### [Exercise inputs]
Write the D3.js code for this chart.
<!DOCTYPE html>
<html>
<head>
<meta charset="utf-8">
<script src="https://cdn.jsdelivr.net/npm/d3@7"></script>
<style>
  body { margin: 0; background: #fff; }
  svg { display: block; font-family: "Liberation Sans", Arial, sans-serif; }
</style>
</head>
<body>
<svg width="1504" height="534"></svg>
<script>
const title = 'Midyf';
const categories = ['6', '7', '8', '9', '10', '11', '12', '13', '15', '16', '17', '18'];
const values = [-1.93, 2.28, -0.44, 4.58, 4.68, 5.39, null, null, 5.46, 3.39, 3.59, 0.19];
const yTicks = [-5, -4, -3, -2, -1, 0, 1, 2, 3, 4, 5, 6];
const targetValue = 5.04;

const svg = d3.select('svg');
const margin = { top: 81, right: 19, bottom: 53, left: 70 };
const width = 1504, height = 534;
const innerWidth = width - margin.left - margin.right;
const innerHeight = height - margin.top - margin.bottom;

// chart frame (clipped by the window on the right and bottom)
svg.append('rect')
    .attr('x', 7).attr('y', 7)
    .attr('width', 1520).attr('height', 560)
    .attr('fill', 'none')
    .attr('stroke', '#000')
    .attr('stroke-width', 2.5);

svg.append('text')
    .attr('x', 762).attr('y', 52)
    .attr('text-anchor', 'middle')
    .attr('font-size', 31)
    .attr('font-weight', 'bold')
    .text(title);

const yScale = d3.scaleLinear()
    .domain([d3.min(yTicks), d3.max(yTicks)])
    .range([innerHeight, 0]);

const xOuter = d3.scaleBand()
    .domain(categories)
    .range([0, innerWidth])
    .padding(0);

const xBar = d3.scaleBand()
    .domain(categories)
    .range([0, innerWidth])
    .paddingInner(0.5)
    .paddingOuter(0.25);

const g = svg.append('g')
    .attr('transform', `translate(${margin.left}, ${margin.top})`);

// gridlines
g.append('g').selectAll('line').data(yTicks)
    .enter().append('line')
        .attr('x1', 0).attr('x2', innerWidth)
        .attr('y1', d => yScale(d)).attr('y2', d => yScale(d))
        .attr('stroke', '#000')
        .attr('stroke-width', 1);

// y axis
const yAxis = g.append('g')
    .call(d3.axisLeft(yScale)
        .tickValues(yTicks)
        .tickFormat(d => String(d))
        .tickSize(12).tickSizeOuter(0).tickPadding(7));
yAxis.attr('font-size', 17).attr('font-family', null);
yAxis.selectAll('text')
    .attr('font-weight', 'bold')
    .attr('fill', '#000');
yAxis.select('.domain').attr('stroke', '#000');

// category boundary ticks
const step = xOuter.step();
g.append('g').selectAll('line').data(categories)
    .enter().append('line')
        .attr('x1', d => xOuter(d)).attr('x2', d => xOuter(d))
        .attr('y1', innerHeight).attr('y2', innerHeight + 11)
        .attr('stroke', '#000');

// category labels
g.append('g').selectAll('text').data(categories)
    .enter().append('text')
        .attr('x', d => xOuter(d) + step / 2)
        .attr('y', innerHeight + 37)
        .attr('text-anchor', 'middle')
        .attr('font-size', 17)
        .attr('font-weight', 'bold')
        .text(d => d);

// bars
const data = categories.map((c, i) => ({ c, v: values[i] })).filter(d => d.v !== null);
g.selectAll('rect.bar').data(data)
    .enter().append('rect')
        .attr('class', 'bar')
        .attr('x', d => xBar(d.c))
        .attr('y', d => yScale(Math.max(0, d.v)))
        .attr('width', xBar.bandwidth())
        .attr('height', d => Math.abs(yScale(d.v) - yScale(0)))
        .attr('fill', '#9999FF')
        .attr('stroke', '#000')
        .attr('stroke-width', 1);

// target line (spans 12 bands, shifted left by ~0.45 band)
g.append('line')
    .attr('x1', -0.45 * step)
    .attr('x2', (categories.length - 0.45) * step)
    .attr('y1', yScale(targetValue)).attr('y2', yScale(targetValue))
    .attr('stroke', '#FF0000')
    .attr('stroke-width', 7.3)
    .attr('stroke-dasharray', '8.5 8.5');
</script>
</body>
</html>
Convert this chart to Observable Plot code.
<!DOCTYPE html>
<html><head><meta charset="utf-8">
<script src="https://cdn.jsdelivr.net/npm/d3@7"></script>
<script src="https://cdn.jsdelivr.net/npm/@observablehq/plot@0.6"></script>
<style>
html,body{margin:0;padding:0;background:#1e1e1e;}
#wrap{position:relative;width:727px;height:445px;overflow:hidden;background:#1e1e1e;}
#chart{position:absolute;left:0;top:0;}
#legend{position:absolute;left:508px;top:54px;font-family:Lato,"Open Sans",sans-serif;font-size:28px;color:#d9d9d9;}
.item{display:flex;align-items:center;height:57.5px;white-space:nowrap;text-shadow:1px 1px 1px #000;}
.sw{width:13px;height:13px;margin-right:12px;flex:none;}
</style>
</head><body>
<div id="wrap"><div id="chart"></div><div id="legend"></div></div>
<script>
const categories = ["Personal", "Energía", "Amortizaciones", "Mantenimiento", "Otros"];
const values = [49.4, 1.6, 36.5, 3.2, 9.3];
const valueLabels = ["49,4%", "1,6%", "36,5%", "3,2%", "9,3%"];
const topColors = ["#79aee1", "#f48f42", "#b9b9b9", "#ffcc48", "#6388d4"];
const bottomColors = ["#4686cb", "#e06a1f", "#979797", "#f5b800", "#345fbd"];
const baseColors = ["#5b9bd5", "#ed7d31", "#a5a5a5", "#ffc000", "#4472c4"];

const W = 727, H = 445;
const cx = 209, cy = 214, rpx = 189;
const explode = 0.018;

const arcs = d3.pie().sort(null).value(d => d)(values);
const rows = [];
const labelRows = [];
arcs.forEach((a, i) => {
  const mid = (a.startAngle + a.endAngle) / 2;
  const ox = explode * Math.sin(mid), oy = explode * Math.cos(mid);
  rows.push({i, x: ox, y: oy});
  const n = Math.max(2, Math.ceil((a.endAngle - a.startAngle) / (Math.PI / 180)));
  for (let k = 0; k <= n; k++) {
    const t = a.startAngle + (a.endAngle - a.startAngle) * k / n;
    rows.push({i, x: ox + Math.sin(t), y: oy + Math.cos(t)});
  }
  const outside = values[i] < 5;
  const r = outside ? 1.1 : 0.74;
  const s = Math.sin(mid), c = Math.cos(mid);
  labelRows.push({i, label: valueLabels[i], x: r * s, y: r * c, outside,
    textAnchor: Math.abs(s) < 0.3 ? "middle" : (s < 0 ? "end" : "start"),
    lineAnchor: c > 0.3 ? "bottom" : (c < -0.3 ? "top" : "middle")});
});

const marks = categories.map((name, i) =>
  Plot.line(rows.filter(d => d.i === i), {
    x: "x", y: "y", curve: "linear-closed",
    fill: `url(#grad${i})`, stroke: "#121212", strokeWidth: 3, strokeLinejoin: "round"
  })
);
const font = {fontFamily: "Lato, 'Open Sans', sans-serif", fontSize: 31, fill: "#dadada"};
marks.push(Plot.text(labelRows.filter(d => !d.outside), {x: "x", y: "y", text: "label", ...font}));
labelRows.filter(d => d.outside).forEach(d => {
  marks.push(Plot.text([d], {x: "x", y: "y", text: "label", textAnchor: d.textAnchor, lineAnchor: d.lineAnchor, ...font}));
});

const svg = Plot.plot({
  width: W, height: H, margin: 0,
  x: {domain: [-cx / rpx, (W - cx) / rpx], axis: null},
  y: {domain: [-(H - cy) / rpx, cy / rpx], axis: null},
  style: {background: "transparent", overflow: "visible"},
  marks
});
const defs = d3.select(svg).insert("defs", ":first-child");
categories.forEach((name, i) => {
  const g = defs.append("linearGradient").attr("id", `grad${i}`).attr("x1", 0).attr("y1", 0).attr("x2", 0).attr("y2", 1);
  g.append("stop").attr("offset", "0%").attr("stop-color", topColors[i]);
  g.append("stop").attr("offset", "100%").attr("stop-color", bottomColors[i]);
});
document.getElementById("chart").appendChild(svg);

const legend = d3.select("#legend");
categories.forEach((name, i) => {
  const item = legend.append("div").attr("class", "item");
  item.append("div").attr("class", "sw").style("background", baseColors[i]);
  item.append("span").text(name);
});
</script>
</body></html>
---
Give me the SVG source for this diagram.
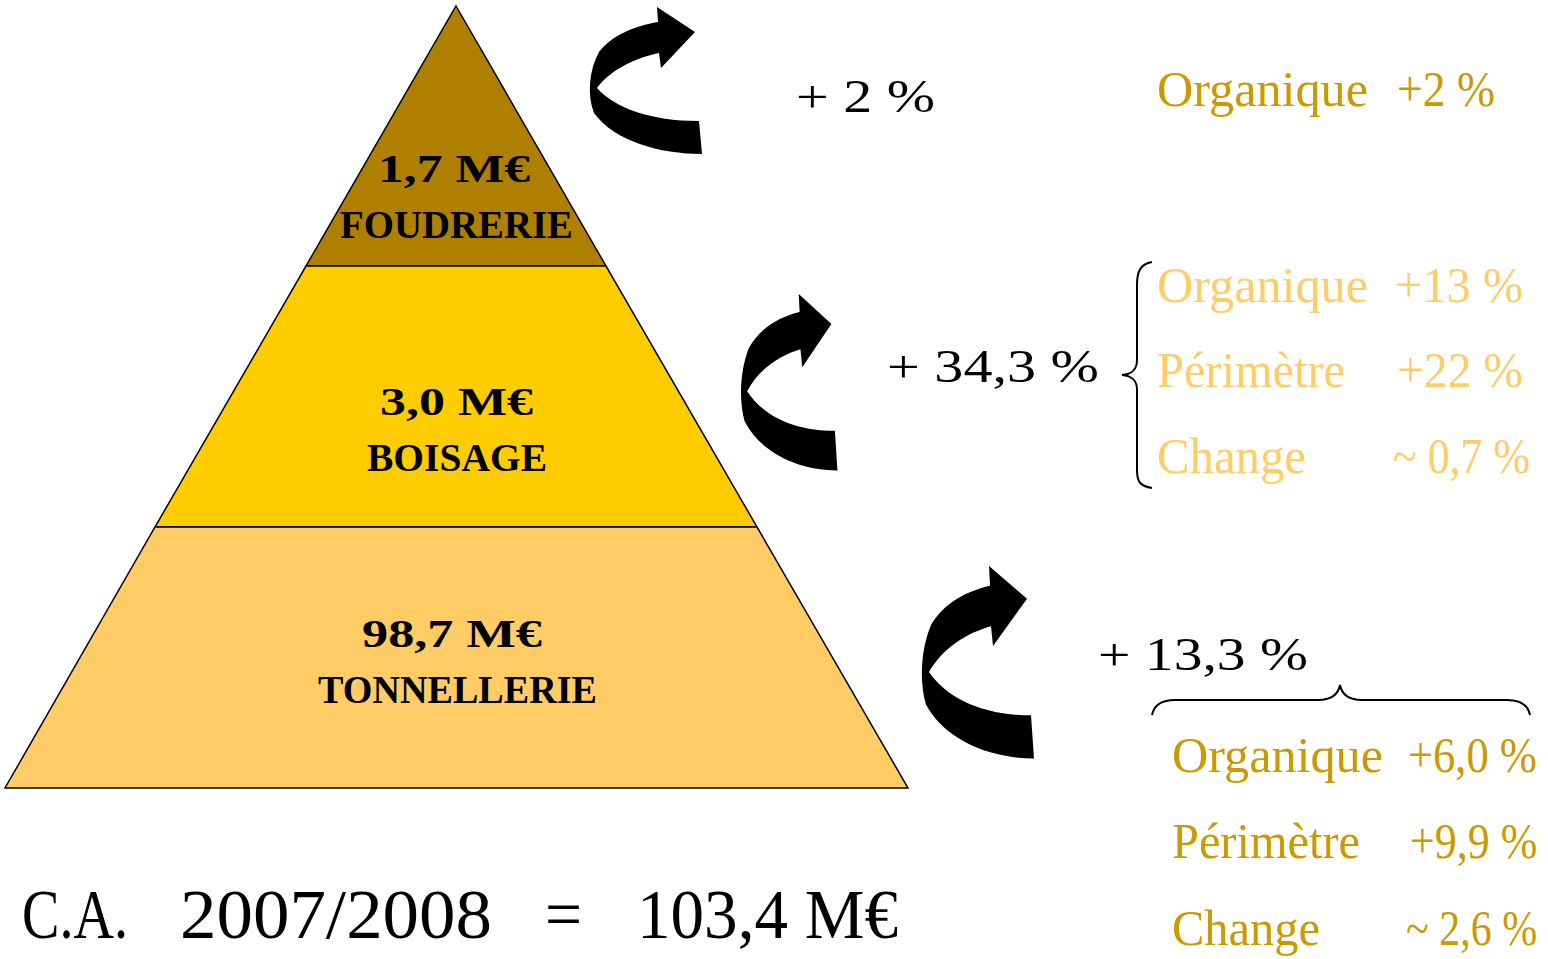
---
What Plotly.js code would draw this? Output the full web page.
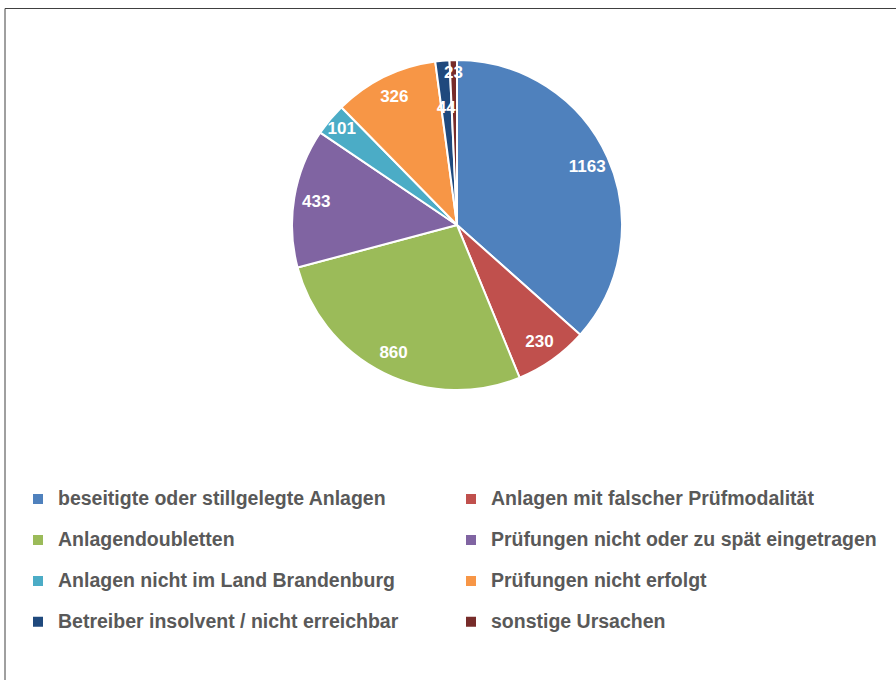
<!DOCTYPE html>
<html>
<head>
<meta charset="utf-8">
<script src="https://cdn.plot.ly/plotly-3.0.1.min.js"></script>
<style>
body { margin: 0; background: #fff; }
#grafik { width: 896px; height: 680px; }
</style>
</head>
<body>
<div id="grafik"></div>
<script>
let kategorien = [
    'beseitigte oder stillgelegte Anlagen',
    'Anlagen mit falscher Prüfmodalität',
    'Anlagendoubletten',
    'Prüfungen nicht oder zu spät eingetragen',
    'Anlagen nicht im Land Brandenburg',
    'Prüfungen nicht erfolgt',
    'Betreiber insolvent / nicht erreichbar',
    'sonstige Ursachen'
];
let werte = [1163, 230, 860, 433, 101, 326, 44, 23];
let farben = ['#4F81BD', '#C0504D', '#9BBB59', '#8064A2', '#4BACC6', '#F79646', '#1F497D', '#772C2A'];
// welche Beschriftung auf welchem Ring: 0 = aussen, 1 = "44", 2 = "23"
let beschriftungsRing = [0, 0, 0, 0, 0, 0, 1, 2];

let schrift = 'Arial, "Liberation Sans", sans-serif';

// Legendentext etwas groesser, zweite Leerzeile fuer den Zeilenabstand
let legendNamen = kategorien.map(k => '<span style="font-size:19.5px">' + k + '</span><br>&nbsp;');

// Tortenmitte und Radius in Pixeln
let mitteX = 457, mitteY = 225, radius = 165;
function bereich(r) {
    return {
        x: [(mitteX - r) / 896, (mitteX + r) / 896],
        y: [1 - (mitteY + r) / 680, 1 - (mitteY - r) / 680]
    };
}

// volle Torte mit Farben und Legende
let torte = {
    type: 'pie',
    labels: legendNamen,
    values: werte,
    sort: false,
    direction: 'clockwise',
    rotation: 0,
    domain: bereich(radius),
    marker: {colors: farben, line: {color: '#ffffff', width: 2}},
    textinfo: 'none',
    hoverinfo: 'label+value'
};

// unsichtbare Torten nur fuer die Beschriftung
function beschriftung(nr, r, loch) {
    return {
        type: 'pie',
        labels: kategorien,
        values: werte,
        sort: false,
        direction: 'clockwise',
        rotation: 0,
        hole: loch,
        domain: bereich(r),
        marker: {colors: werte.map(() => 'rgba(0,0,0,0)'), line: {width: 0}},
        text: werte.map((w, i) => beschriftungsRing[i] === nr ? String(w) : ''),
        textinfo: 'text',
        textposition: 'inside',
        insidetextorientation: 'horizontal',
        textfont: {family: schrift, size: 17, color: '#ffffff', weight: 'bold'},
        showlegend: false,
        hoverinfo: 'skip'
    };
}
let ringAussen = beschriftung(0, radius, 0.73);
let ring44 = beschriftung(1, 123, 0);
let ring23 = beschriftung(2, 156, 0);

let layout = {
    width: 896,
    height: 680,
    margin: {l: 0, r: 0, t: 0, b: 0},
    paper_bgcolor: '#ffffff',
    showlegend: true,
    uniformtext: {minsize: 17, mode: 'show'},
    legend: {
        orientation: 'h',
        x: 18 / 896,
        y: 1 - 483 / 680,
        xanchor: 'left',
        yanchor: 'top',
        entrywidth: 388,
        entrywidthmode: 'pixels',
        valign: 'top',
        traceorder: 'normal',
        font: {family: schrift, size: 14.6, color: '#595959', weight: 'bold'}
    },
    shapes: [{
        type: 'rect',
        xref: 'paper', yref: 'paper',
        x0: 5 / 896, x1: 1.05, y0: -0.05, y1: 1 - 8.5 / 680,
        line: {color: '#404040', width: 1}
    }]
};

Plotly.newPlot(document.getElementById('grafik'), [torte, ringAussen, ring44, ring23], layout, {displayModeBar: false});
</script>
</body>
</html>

### [Written problem]
Which lines contain the word "code"? Return each of them.

### [Exercise result]
Write the D3.js code for this chart.
Convert this chart to Observable Plot code.
What Plotly.js code would draw this? Output the full web page.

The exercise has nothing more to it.